NORB PAYR - TAKE ME FOR A RIDE - Video
PUBLISHED:  Oct 16, 2012
DESCRIPTION:
Taken from the album "Sunday mornings" (CD + LP, released in 2012 on Dornbach Records).

Liner notes:

"I wish many of my poems had come as easily as songs ", writes Rolf Dieter Brinkmann in his 1975 poetry collection entitled Westwärts 1 & 2. This fine phrase says a lot about the challenges involved in writing verse -- though it fails to mention that song is actually the more complex genre. For songs are not only 'written' but built: after you compose them, you must set them to music, arrange, produce, and communicate them (with the band, the studio engineer...), in other words: a whole list of further activities, each of which presents new challenges ... It is a miracle that songs even exist which, upon completion of this complicated process, still sound so simple -- "as simple as (...) opening a door leading out of language and definitions" (Brinkmann) -- a miracle that pop music is capable of working. Norb Payr writes, or rather: builds, just these type of songs.

2
If my memory serves me well, Norb Payr's second solo album was going to be a „simple" record.

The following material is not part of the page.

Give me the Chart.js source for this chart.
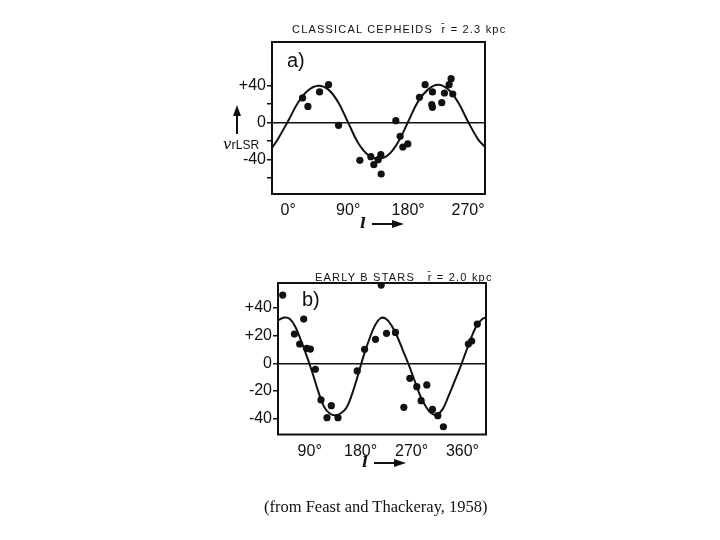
<!DOCTYPE html>
<html lang="en">
<head>
<meta charset="UTF-8">
<script src="https://cdn.jsdelivr.net/npm/chart.js"></script>
<title>Radial velocities vs galactic longitude</title>
<style>
    body { margin: 0; background: #fff; width: 720px; height: 540px; position: relative; overflow: hidden; font-family: "Liberation Sans", sans-serif; color: #111; }
    canvas { position: absolute; left: 0; }
    #chartA { top: 0; }
    #chartB { top: 260px; }
    .txt { position: absolute; white-space: nowrap; line-height: 1; }
    .title { font-size: 11px; letter-spacing: 1.2px; }
    .panel { font-size: 20px; }
    .ell { font-family: "DejaVu Serif", serif; font-style: italic; font-weight: bold; font-size: 15px; }
    .hline { position: absolute; height: 2px; background: #111; }
    .vline { position: absolute; width: 2px; background: #111; }
    .tri-r { position: absolute; width: 0; height: 0; border-top: 4px solid transparent; border-bottom: 4px solid transparent; border-left: 12px solid #111; }
    .tri-u { position: absolute; width: 0; height: 0; border-left: 4px solid transparent; border-right: 4px solid transparent; border-bottom: 11px solid #111; }
    .foot { font-family: "Liberation Serif", serif; font-size: 16.5px; }
</style>
</head>
<body>
    <canvas id="chartA" width="720" height="260"></canvas>
    <canvas id="chartB" width="720" height="280"></canvas>

    <!-- panel a texts -->
    <div class="txt title" style="left:292px; top:24px;">CLASSICAL CEPHEIDS&nbsp; r&#772; = 2.3 kpc</div>
    <div class="txt panel" style="left:287px; top:50px;">a)</div>
    <div class="vline" style="left:236px; top:114px; height:20px;"></div>
    <div class="tri-u" style="left:233px; top:105px;"></div>
    <div class="txt" style="left:223px; top:136px; font-size:15px;"><span style="font-family:'DejaVu Serif',serif; font-style:italic;">v</span><span style="font-size:13px;">r</span><span style="font-size:12px;">LSR</span></div>
    <div class="txt ell" style="left:360px; top:216px;">l</div>
    <div class="hline" style="left:372px; top:223px; width:22px;"></div>
    <div class="tri-r" style="left:392px; top:220px;"></div>

    <!-- panel b texts -->
    <div class="txt title" style="left:315px; top:272px;">EARLY B STARS&nbsp;&nbsp; r&#772; = 2.0 kpc</div>
    <div class="txt panel" style="left:302px; top:289px;">b)</div>
    <div class="txt ell" style="left:362px; top:455px;">l</div>
    <div class="hline" style="left:374px; top:462px; width:22px;"></div>
    <div class="tri-r" style="left:394px; top:459px;"></div>

    <div class="txt foot" style="left:264px; top:499px;">(from Feast and Thackeray, 1958)</div>

    <script>
        // a) classical cepheids: observed points
        const cephL = [21.5, 29.5, 47, 60.5, 75.5, 107.5, 124, 128.5, 135, 139, 139.5, 161.5, 168, 172, 179.5, 197, 205.5, 216.5, 215.5, 216.5, 230.5, 234.5, 241.5, 244.5, 247];
        const cephV = [26.7, 17.6, 33.2, 41.1, -2.9, -40.7, -36.8, -45.4, -40, -34.6, -55.5, 2.2, -14.8, -26.3, -23, 27.4, 41.1, 33.2, 19.5, 16.6, 21.6, 32.1, 41.1, 47.6, 31];
        // a) drawn curve
        const cephCurveL = [-24, -15, 0, 15, 30, 45, 60, 75, 90, 105, 120, 135, 150, 165, 180, 195, 210, 225, 240, 255, 270, 285, 295];
        const cephCurveV = [-27, -17, 2, 22, 35, 40, 36, 22, 0, -22, -35, -39, -35, -21, 1, 23, 36, 41, 36, 22, 1, -18, -26];
        const cephXTicks = [0, 90, 180, 270];
        const cephYTicks = [-60, -40, -20, 0, 20, 40];
        const cephYLabels = {'40': '+40', '0': '0', '-40': '-40'};

        // b) early B stars
        const bstarL = [42.3, 79.4, 63, 72.3, 84.7, 91.2, 100, 110, 120.6, 128.2, 140, 174, 187, 206.3, 216.4, 225.8, 241.6, 256.4, 267, 279.3, 297, 287, 307, 316.4, 326.3, 370.4, 376.3, 386.2];
        const bstarV = [49.2, 31.9, 21.1, 13.9, 10.8, 10.3, -4.3, -26.4, -39.2, -30.5, -39.2, -5.5, 10.1, 17.3, 56.4, 21.6, 22.3, -31.7, -10.8, -16.8, -15.6, -26.9, -33.2, -37.7, -45.7, 13.9, 16.1, 28.3];
        const bstarCurveL = [34, 45, 55, 65, 75, 85, 95, 105, 115, 125, 135, 145, 155, 165, 175, 185, 195, 205, 215, 225, 235, 245, 255, 265, 275, 285, 295, 305, 315, 325, 335, 345, 355, 365, 375, 385, 395, 402];
        const bstarCurveV = [31, 33, 32, 26, 16, 5, -7, -20, -31, -36, -37.5, -36, -32, -22, -9, 5, 17, 27, 32.5, 32, 27, 19, 9, -1, -12, -23, -31, -36, -37, -33, -24, -14, -4, 7, 18, 27, 32, 33];
        const bstarXTicks = [90, 180, 270, 360];
        const bstarYTicks = [-40, -20, 0, 20, 40];
        const bstarYLabels = {'40': '+40', '20': '+20', '0': '0', '-20': '-20', '-40': '-40'};

        const ink = '#111';
        const zip = (xs, ys) => xs.map((x, i) => ({x: x, y: ys[i]}));

        // frame round the plot area
        const framePlugin = {
            id: 'frame',
            afterDatasetsDraw(chart) {
                const a = chart.chartArea;
                const c = chart.ctx;
                c.save();
                c.strokeStyle = ink;
                c.lineWidth = 2;
                c.strokeRect(a.left, a.top, a.right - a.left, a.bottom - a.top);
                c.restore();
            }
        };

        function makeChart(id, o) {
            return new Chart(document.getElementById(id), {
                type: 'scatter',
                data: {
                    datasets: [{
                        data: zip(o.curveL, o.curveV),
                        showLine: true,
                        pointRadius: 0,
                        borderColor: ink,
                        borderWidth: 2,
                        tension: 0.4
                    }, {
                        data: zip(o.ptL, o.ptV),
                        pointRadius: 3.6,
                        pointBackgroundColor: ink,
                        pointBorderWidth: 0
                    }]
                },
                options: {
                    responsive: false,
                    animation: false,
                    layout: { padding: o.pad },
                    plugins: { legend: { display: false }, tooltip: { enabled: false } },
                    scales: {
                        x: {
                            type: 'linear', min: o.xMin, max: o.xMax,
                            afterBuildTicks: s => { s.ticks = o.xTicks.map(v => ({value: v})); },
                            afterFit: s => { s.height = o.xH; },
                            border: { display: false },
                            grid: { display: false, drawTicks: false },
                            ticks: { color: ink, padding: 7, maxRotation: 0, font: { family: 'Liberation Sans', size: 16 }, callback: v => v + '°' }
                        },
                        y: {
                            min: o.yMin, max: o.yMax,
                            afterBuildTicks: s => { s.ticks = o.yTicks.map(v => ({value: v})); },
                            afterFit: s => { s.width = o.yW; },
                            border: { display: false },
                            grid: {
                                color: c => (c.tick && c.tick.value === 0) ? ink : 'rgba(0,0,0,0)',
                                lineWidth: 1.5,
                                tickColor: ink,
                                tickWidth: 1.5,
                                tickLength: 5
                            },
                            ticks: { color: ink, padding: 1, font: { family: 'Liberation Sans', size: 16 }, callback: v => o.yLabels[String(v)] || '' }
                        }
                    }
                },
                plugins: [framePlugin]
            });
        }

        makeChart('chartA', {
            ptL: cephL, ptV: cephV, curveL: cephCurveL, curveV: cephCurveV,
            xMin: -24.4, xMax: 295.4, yMin: -77.1, yMax: 87.2,
            xTicks: cephXTicks, yTicks: cephYTicks, yLabels: cephYLabels,
            pad: { left: 0, right: 235, top: 42, bottom: 0 }, yW: 272, xH: 66
        });

        makeChart('chartB', {
            ptL: bstarL, ptV: bstarV, curveL: bstarCurveL, curveV: bstarCurveV,
            xMin: 34, xMax: 401.6, yMin: -51.3, yMax: 57.9,
            xTicks: bstarXTicks, yTicks: bstarYTicks, yLabels: bstarYLabels,
            pad: { left: 0, right: 234, top: 23, bottom: 0 }, yW: 278, xH: 105.5
        });
    </script>
</body>
</html>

Unassumingly called Demo 1, it first caused my CD player's belly to swell nine months ago. Where it still remains, a pregnancy later -- but Norb's baby has been growing and thriving. Where once only soft vocals and guitar had hinted at the outlines of a skeleton, the next time I listened, I was treated to pedal steel solos (by Roby Colella) and mandoline lines (Ed Schnabl). Soon to be followed by electric guitar, organ, accordion, and other instruments -- the closer the album came to completion, the more miles it put between itself and the spartan instrumentation which I had come to expect. It speaks for Norb Payr as a worker in song that, even with an eleven-piece band, the pieces don't seem overworked, but remain: simple. I press play, and in the room a door opens which doesn't otherwise exist.

3
When I listen to Norb Payr's Sunday Morning (or A Ride On A Train, It Will Take No Time -- and whatever the songs are called), everything I've never experienced comes back to me: the dawn I've never seen, the friend I don't know, the Grand Café in the Perpignan railway station bar that I've never been to ... And then in the train that I've never taken, a girl sits across from me -- with colors in her eyes no one can paint. She is the woman I want, and I will never get her, but when I watch her dreaming I forget that we have never met. I give her a light (that I don't have) -- that's all I have ... Outside, trees rush by, mountains and flowers, a horse gallops through the moonlit night. We're on our way home, wherever that may be. This train will never stop. This song will never end. I wish I could write poems like this.